Universal War One - Intégrale T1 à T6
de Denis Bajram

critiqué par Blue Boy, le 22 février 2015
(Saint-Denis - - ans)


La note:  étoiles
Chef d'oeuvre SF incontournable
Seconde moitié du XXIème siècle : le système solaire a été entièrement conquis par les CIC (Compagnies industrielles de colonisation), provoquant un boom économique sans précédent dans l’histoire de l’humanité. La Fédération des Terres unies (ex-ONU) est quant à elle chargée d’attribuer les concessions pour l’exploitation des planètes, mais les CIC, devenues extrêmement riches et puissantes, cherchent à s’émanciper de sa tutelle.
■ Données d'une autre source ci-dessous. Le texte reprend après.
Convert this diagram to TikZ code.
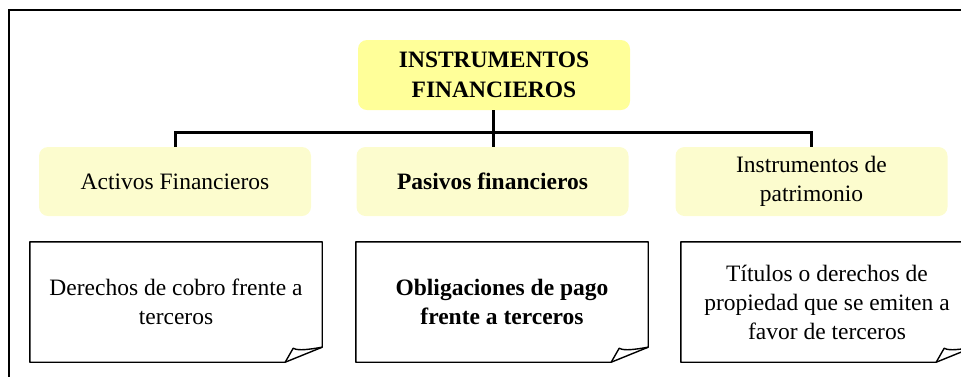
\documentclass[tikz,border=0pt]{standalone}
\usepackage{fontspec}
\setmainfont{Liberation Serif}
\definecolor{titlefill}{RGB}{255,255,153}
\definecolor{catfill}{RGB}{252,252,206}
\begin{document}
\begin{tikzpicture}[x=1pt,y=-1pt,
  titlebox/.style={fill=titlefill,draw=none,rounded corners=9pt,minimum width=272pt,minimum height=70pt,align=center,inner sep=0pt,font=\fontsize{23.5}{29.5}\selectfont\bfseries},
  catbox/.style={fill=catfill,draw=none,rounded corners=9pt,minimum width=272pt,minimum height=69pt,align=center,inner sep=0pt,font=\fontsize{23.5}{29}\selectfont},
  notebox/.style={draw=none,minimum width=292pt,minimum height=120pt,align=center,inner sep=0pt,font=\fontsize{23.5}{29}\selectfont},
  conn/.style={line width=3pt},
  frame/.style={line width=1.3pt},
  paper/.style={line width=1.4pt,line join=round}
]
\useasboundingbox (0,0) rectangle (961,376);
\begin{scope}
\clip (0,0) rectangle (961,376);
% outer frame
\draw[frame] (9,380) -- (9,10) -- (970,10);

\node[titlebox] (title) at (494,75) {INSTRUMENTOS\\FINANCIEROS};
\node[catbox] (act) at (175,181.5) {Activos Financieros};
\node[catbox] (pas) at (492.5,181.5) {\bfseries Pasivos financieros};
\node[catbox] (pat) at (811.5,181.5) {Instrumentos de\\patrimonio};

\coordinate (hub) at (493,132);
\draw[conn] (title.south -| hub) -- (hub);
\draw[conn] (act.north) |- (hub) -| (pat.north);
\draw[conn] (hub) -- (hub |- pas.north);

\node[notebox] (der) at (176,302) {Derechos de cobro frente a\\terceros};
\node[notebox] (obl) at (502,302) {\bfseries Obligaciones de pago\\\bfseries frente a terceros};
\node[notebox] (tit) at (827,302) {Títulos o derechos de\\propiedad que se emiten a\\favor de terceros};

\foreach \n in {der,obl,tit}{
  \draw[paper] (\n.south west) -- (\n.north west) -- (\n.north east)
     -- ([yshift=15pt]\n.south east) -- ([xshift=-37pt]\n.south east) -- cycle;
  \draw[paper] ([xshift=-37pt]\n.south east) -- ([xshift=-29pt,yshift=14pt]\n.south east)
     .. controls ([xshift=-24pt,yshift=11pt]\n.south east) and ([xshift=-12pt,yshift=13pt]\n.south east) .. ([yshift=15pt]\n.south east);
}
\end{scope}
\end{tikzpicture}
\end{document}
Seraient-elles impliquées dans l’apparition de cet immense mur sombre et mystérieux qui est apparu entre Jupiter et Saturne ?

Universal War One (UW1), aujourd’hui largement reconnue comme un classique de la BD de SF française, est extrêmement aboutie à (quasiment) tout point de vue, et tout cela sous la main d’un seul homme, j’ai nommé Denis Bajram. Un dessin réaliste au trait fin et assuré, allié à une mise en couleur flamboyante, vient servir un scénario très original. L’histoire, qui effectue constamment des va-et-vient temporels entre plusieurs époques, a nécessité, selon les dires de l’auteur lui-même, de nombreux schémas et tableaux permettant de maintenir la cohérence de l’intrigue. Car il aurait été sans doute très facile de se laisser engloutir par un projet aussi ambitieux.

Mais grâce à son shaker magique, l’auteur sait faire apprécier sa potion, rendant le récit accessible et fluide aux moins scientifiques de ses lecteurs. Même si on a parfois l’impression d’être largué à propos de certaines considérations scientifiques (l’espace temps, les wormholes…), en particulier dans les premiers tomes, on ne perd jamais vraiment le fil. Pas besoin donc d’avoir de grandes connaissances en physique pour apprécier la série. L’aspect politico-économique n’est pas en reste et devrait combler les amateurs de géopolitique. On voit comment les CIC, devenues extrêmement puissantes avec l’exploitation des ressources du système solaire, décident un jour de défier les institutions politiques internationales. On peut même y voir une sorte de mise en garde adressée aux citoyens de notre époque : que se passerait-il si un jour les multinationales prenaient l’ascendant sur les gouvernements, aujourd’hui déjà largement soumis aux diktats de la finance mondialisée ?

L’auteur va jusqu’à créer une mythologie propre à la série, rythmée par les extraits d’une mystérieuse « Bible de Canaan », ce qui ravira les plus mystiques. La noirceur de certains personnages (tous très bien campés) confère par ailleurs à ce chef d’œuvre une dimension shakespearienne.

Quelques petits bémols toutefois : une entrée en matière un brin longuette, si prenante soit-elle, heureusement compensée par un point d’orgue spectaculaire au milieu de la série. Autre source de perplexité : la question écologique, totalement éludée. Quant à l’arme des CIC, elle est véritablement terrifiante. Une arme d’un nouveau genre utilisant la gravitation, sorte de gigantesque fil à couper le beurre capable de découper en tranches des planètes entières, mille fois plus redoutable que l’Etoile noire de Star Wars ! Une véritable innovation dans un ouvrage de SF, qui, espérons-le, restera cantonnée à l’imagination de conteurs tels que Bajram, mais s’imposera à coup sûr comme l’image forte de cette puissante saga.